## TASK TO COMPLETE
Everything from the first line of the data through the line with "import pandas as pd" is to be echoed exactly, minus the pictures.

## GIVEN INFORMATION
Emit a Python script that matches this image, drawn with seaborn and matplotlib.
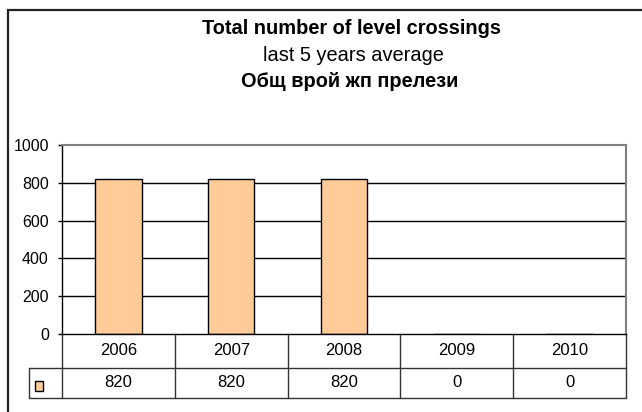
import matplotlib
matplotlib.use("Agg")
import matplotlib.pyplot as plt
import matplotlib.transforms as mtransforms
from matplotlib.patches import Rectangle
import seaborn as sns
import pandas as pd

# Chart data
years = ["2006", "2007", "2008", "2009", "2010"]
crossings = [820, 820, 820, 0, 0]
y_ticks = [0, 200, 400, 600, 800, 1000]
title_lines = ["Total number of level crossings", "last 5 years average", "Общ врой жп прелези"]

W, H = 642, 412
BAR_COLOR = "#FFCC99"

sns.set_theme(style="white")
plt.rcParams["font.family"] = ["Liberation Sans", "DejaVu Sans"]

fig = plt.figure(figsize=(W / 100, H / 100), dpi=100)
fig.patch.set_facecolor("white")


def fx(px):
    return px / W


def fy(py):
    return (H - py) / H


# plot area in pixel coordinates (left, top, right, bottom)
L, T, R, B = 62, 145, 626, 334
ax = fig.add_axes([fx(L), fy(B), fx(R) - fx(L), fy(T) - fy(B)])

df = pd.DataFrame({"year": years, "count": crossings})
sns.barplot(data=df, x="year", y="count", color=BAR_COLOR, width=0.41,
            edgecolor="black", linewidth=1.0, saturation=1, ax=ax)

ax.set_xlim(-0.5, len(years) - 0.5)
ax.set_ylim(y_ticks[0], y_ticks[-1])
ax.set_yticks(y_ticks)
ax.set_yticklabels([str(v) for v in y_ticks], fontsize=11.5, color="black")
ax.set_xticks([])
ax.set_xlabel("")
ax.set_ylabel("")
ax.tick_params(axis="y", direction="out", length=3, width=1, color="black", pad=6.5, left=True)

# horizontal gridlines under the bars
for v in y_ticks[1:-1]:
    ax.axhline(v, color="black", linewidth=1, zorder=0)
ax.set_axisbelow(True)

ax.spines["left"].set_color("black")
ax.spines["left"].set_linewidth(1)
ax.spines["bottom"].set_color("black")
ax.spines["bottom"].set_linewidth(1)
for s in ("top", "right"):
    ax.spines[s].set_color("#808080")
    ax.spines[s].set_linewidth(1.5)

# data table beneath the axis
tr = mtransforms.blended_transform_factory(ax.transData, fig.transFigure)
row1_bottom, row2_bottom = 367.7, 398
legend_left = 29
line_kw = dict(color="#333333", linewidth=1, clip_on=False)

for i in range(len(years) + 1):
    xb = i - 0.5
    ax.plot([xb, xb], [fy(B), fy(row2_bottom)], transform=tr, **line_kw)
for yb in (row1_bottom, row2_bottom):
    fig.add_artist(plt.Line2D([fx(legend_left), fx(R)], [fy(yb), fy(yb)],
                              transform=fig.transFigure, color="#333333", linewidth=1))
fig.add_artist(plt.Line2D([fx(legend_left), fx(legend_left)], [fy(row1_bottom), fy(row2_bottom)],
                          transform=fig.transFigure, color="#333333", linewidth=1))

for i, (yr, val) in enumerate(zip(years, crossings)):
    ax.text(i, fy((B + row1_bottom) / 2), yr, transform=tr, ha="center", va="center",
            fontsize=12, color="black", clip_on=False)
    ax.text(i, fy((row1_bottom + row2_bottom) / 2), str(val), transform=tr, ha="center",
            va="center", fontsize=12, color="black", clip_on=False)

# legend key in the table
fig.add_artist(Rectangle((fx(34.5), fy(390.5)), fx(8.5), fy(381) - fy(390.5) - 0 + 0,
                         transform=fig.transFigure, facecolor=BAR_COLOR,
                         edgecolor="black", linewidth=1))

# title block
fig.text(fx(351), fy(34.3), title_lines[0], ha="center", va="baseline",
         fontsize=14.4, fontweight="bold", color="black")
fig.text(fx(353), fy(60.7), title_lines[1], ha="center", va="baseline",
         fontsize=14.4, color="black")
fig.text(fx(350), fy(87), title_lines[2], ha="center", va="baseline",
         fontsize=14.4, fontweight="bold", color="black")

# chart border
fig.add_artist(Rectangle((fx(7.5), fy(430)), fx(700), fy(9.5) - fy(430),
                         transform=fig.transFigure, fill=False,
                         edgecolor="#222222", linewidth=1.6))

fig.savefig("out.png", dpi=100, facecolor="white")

## RESPONSE FOR THIS EXERCISE
Emit a Python script that matches this image, drawn with seaborn and matplotlib.
import matplotlib
matplotlib.use("Agg")
import matplotlib.pyplot as plt
import matplotlib.transforms as mtransforms
from matplotlib.patches import Rectangle
import seaborn as sns
import pandas as pd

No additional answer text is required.